Frey grew up in a suburb of Washington, D.C. His parents were professional ballet dancers who later ran a chiropractor’s office together. Frey went to law school and became an employment and civil-rights attorney. He also spent time as a professional runner, and when he visited Minneapolis, in 2006, for a marathon, he has recalled thinking, “Yeah, I could live here.” He became the mayor in 2018, at thirty-six. Two and a half years later, a police officer killed George Floyd, prompting nationwide protests. “Then you had a global pandemic, and people had cabin fever, and everybody had masks, and so there’s the whole anonymity associated with that, and you had a hundred years in the making reckoning around social justice,” Frey said. Buildings burned to the ground; businesses were looted.
Frey found himself at the center of a fraught conversation about how to be a good white ally. In June, 2020, at Floyd’s memorial service, he knelt before the casket and wept. Two days later, at an outdoor rally, he was asked to commit to abolishing the police department. With hundreds of people standing around him, many filming on their phones, he said no. Video of the moment went viral. Frey, wearing a face mask printed with the words “I CAN’T BREATHE,” was booed out of the event. “Go home, Jacob.

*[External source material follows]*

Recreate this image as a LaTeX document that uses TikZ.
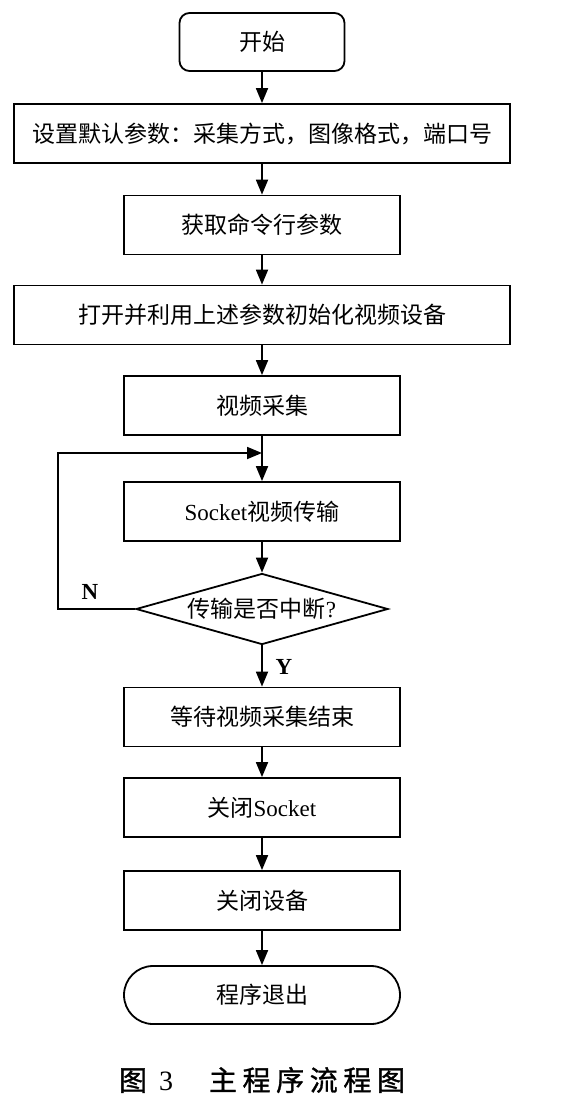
\documentclass[tikz,border=0pt]{standalone}
\usepackage{fontspec}
\setmainfont{Liberation Serif}
\newfontfamily\cjk{Noto Sans CJK SC}
\usetikzlibrary{shapes.geometric,arrows.meta}
\begin{document}
\begin{tikzpicture}[x=1pt,y=-1pt,
  every node/.style={font=\fontsize{23}{27}\selectfont},
  boxw/.style={draw,line width=1.8pt,minimum width=496pt,minimum height=59pt,inner sep=0pt},
  boxn/.style={draw,line width=1.8pt,minimum width=276pt,minimum height=59pt,inner sep=0pt},
  term/.style={draw,line width=1.8pt,minimum width=#1,minimum height=58pt,inner sep=0pt},
  dec/.style={draw,diamond,aspect=3.55,line width=1.8pt,minimum width=252pt,minimum height=71pt,inner sep=0pt},
  arr/.style={-{Triangle[length=15pt,width=12pt]},line width=1.8pt},
  lbl/.style={font=\fontsize{23}{27}\selectfont\bfseries}
]
\useasboundingbox (0,0) rectangle (561,1106);
\node[term=165pt,rounded corners=10pt] (start) at (262,42) {\cjk 开始};
\node[boxw] (b1) at (262,133.5) {\cjk 设置默认参数：采集方式，图像格式，端口号};
\node[boxn] (b2) at (262,225) {\cjk 获取命令行参数};
\node[boxw] (b3) at (262,315) {\cjk 打开并利用上述参数初始化视频设备};
\node[boxn] (b4) at (262,405.5) {\cjk 视频采集};
\node[boxn] (b5) at (262,511.5) {Socket{\cjk 视频传输}};
\node[dec] (d) at (262,609) {{\cjk 传输是否中断}?};
\node[boxn] (b6) at (262,717) {\cjk 等待视频采集结束};
\node[boxn] (b7) at (262,807.5) {{\cjk 关闭}Socket};
\node[boxn] (b8) at (262,900.5) {\cjk 关闭设备};
\node[term=276pt,rounded corners=29pt] (end) at (262,995) {\cjk 程序退出};
\node[font=\fontsize{28}{32}\selectfont] (cap) at (262,1080) {{\cjk\addfontfeatures{FakeBold=1.2} 图}\hspace{12pt}3\hspace{36pt}{\cjk\addfontfeatures{LetterSpace=20,FakeBold=1.2} 主程序流程图}};

\draw[arr] (start) -- (b1);
\draw[arr] (b1) -- (b2);
\draw[arr] (b2) -- (b3);
\draw[arr] (b3) -- (b4);
\draw[arr] (b4) -- (b5);
\draw[arr] (b5) -- (d);
\draw[arr] (d) -- (b6);
\draw[arr] (b6) -- (b7);
\draw[arr] (b7) -- (b8);
\draw[arr] (b8) -- (end);

\coordinate (j) at (262,453);
\coordinate (lc) at (58,453);
\draw[arr] (d.west) -| (lc) -- (j);
\node[lbl] (N) at (90,592) {N};
\node[lbl] (Y) at (284,667) {Y};
\end{tikzpicture}
\end{document}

Go home,” people chanted as he walked out. “Shame.” In the weeks and months that followed, Frey found himself speaking from a place of fear. “I was very scripted, because I was worried I was gonna step on a land mine,” he told me. “You lose who you are. It’s literally not your words.”
Frey’s theory of how the operation in Minneapolis began goes like this: “I think somebody from pretty high up in the federal Administration said, ‘Go to Minneapolis and get a bunch of Somalis and deport them,’ and then nobody really pushed back, and then they get here only to figure out, They’re all citizens,” Frey said. “They’ve been here for longer than I’ve been here.” Trump became fixated on Minnesota after investigations into alleged social-services fraud in the state. Members of the Somali community have been charged as a result of the investigations. In December, Trump referred to the Somali community as “garbage.” Days later, D.H.S. announced a surge of agents to the city. But the vast majority of Somali people in Minnesota are citizens. Frey believes that agents have now diverted their attention to the Latino community. Minnesota’s estimated undocumented population, according to the latest available data from the Pew Research Center, ranks behind that of twenty-three other states, making it a small target for such a large operation.